What some people consider a privacy violation is considered completely innocuous by other people. Or what seems a privacy violation in one context may not seem to be one in another context. For this reason, privacy is not a purely technological issue and cannot have purely technological solutions. Rather, social, philosophical, psychological, legal, and public policy issues are also important. However, technology can enable new policy decisions to be possible by instantiating solutions with particular properties. Still, without a single unified notion of privacy, it seems clear that there cannot be a single unified mechanism for providing privacy, either.

In some contexts, it seems possible to achieve desired utility goals while also achieving desired privacy goals. Even in some cases where utility goals and privacy goals initially appear in conflict, sophisticated use of cryptography can sometimes resolve the apparent conflict. In other cases, however, the utility goals and the privacy goals are in direct conflict. The potential for conflict increases with multiple stakeholders with different goals. For example, a service provider might have interest in obtaining precisely the information an individual (such as a customer) wants to protect in order to more efficiently carry out its business processes. The same could be said of an identity thief. If we seek systems that can automatically infer and carry out reasonable privacy-sensitive behavior, such systems will require a way to distinguish between these two kinds of cases (either completely automatically or semi-automatically with some kind of support from users and/or infrastructure).

The notion of "personally identifiable information" or "individually identifiable information", which is commonly suggested as what must be protected or removed in order to protect privacy (e.g., in legislation such as the HIPAA privacy rule), is not very robust in the face of the extensive and detailed information now provided by the web and other content, especially user-provided content such as blogs and social network pages, and especially in conjunction with search engines. That is, it is becoming easier and easier to use pieces of non-identified information about someone, even with obvious identifiers such as name, address, and social security number stripped out, in conjunction with other public or purchasable data sets, to learn his or her identity.

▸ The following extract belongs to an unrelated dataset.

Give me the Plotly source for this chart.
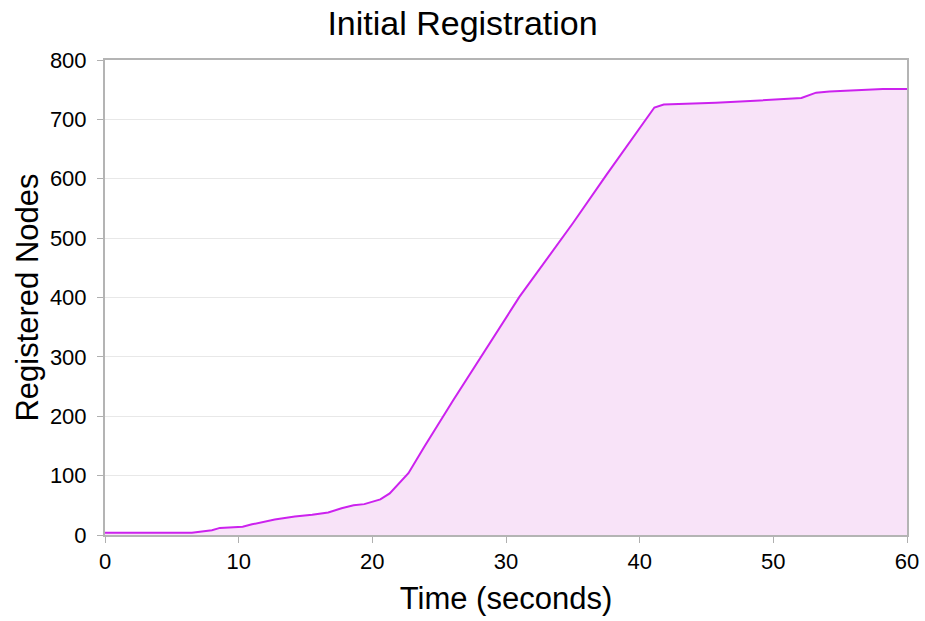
import plotly.graph_objects as go

time_s = [0, 6.5, 8.0, 8.6, 10.3, 11.0, 12.7, 14.2, 15.5, 16.7, 17.7, 18.6, 19.4, 20.6, 21.3,
          22.7, 23.9, 26.05, 31.0, 35.0, 37.5, 40.8, 41.1, 41.8, 45.7, 49.0, 52.1, 53.2, 54.2,
          56.2, 58.2, 60]
registered = [4, 4, 8, 12, 14, 18, 26, 31, 34, 38, 45, 50, 52, 60, 70,
              104, 149, 227, 401, 525, 606, 710, 720, 725, 728, 732, 736, 745, 747,
              749, 751, 751]

x_ticks = [0, 10, 20, 30, 40, 50, 60]
y_ticks = [0, 100, 200, 300, 400, 500, 600, 700, 800]

font = "Liberation Sans, Arial, sans-serif"

fig = go.Figure()
fig.add_trace(go.Scatter(
    x=time_s, y=registered, mode="lines",
    line=dict(color="#CC22EE", width=2),
    fill="tozeroy", fillcolor="#F8E3F8",
    showlegend=False,
))

fig.update_layout(
    width=925, height=621,
    margin=dict(l=105, r=18, t=60, b=86, autoexpand=False),
    paper_bgcolor="white", plot_bgcolor="white",
    font=dict(family=font, color="black"),
    title=dict(text="Initial Registration", x=0.5, xanchor="center", y=0.963, yanchor="middle",
               font=dict(size=34, family=font, color="black")),
    xaxis=dict(
        range=[0, 60], tickvals=x_ticks, ticks="outside", ticklen=6, tickcolor="#B0B0B0",
        showgrid=False, zeroline=False, showline=True, linecolor="#B4B4B4", linewidth=2,
        mirror=True, tickfont=dict(size=22, family=font, color="black"),
        title=dict(text="Time (seconds)", font=dict(size=31, family=font, color="black"), standoff=14),
    ),
    yaxis=dict(
        range=[0, 800], tickvals=y_ticks, ticks="outside", ticklen=6, tickcolor="#B0B0B0",
        showgrid=True, gridcolor="#E8E8E8", gridwidth=1, zeroline=False,
        showline=True, linecolor="#B4B4B4", linewidth=2, mirror=True,
        tickfont=dict(size=22, family=font, color="black"), ticklabelstandoff=6,
        title=dict(text="Registered Nodes", font=dict(size=31, family=font, color="black"), standoff=2),
    ),
)

fig.write_html("out.html", post_script="document.body.style.margin='0';",
               config={"displayModeBar": False})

Given the challenges such as these, is there any hope for a complete privacy solution? What would this even mean? While I don't have answers these questions, I think there is certainly some hope. There are many interesting "point solutions" that provide certain privacy properties. And the same mechanisms that make privacy difficult (use of computers and networks) can potentially be harnessed to provide privacy as well (such as the use of computer-readable and enforceable privacy policies surrounding data in very fine-grained manner). The challenge is to put these pieces together in a way that is meaningful, usable, and ultimately, actually used.

Rebecca Wright

Rutgers

Biographical Data

Rebecca Wright is an Associate Professor in the Computer Science Department and the Deputy Director of DIMACS at Rutgers. Prior to that, she was a Professor in the Computer Science Department at Stevens Institute of Technology in Hoboken, New Jersey until 2007. Earlier, she was a researcher in the Secure Systems Research Department at AT&T Labs and AT&T Bell Labs from 1994 to 2002. Her research spans the area of information security, including cryptography, privacy, foundations of computer security, and fault-tolerant distributed computing. Recent work includes privacy-preserving data mining, secure multiparty approximations, and improved bounds for Byzantine agreement in the shared memory model. Her ongoing research goals are the design of protocols, systems, and services that perform their specified computational or communication functions even if some of the participants or underlying components behave maliciously, and that balance individual needs such as privacy with collective needs such as network survivability and public safety. Dr. Wright serves as an editor of the Journal of Computer Security (IOS Press) and the International Journal of Information and Computer Security (Inderscience), and was a member of the board of directors of the International Association for Cryptologic Research from 2001 to 2005. She was Program Chair of Financial Cryptography 2003 and the 2006 ACM Conference on Computer and Communications Security (CCS) and General Chair of Crypto 2002. She has served on numerous program committees, including Crypto, the ACM SIGKDD International Conference on Knowledge Discovery and Data Mining, and the Usenix Security Symposium. She received a Ph.D. in Computer Science from Yale University in 1994 and a B.A. from Columbia University in 1988. She received an honorary M.E. from Stevens Institute of Technology in 2006. She is a member of the IEEE, the ACM, and the IACR.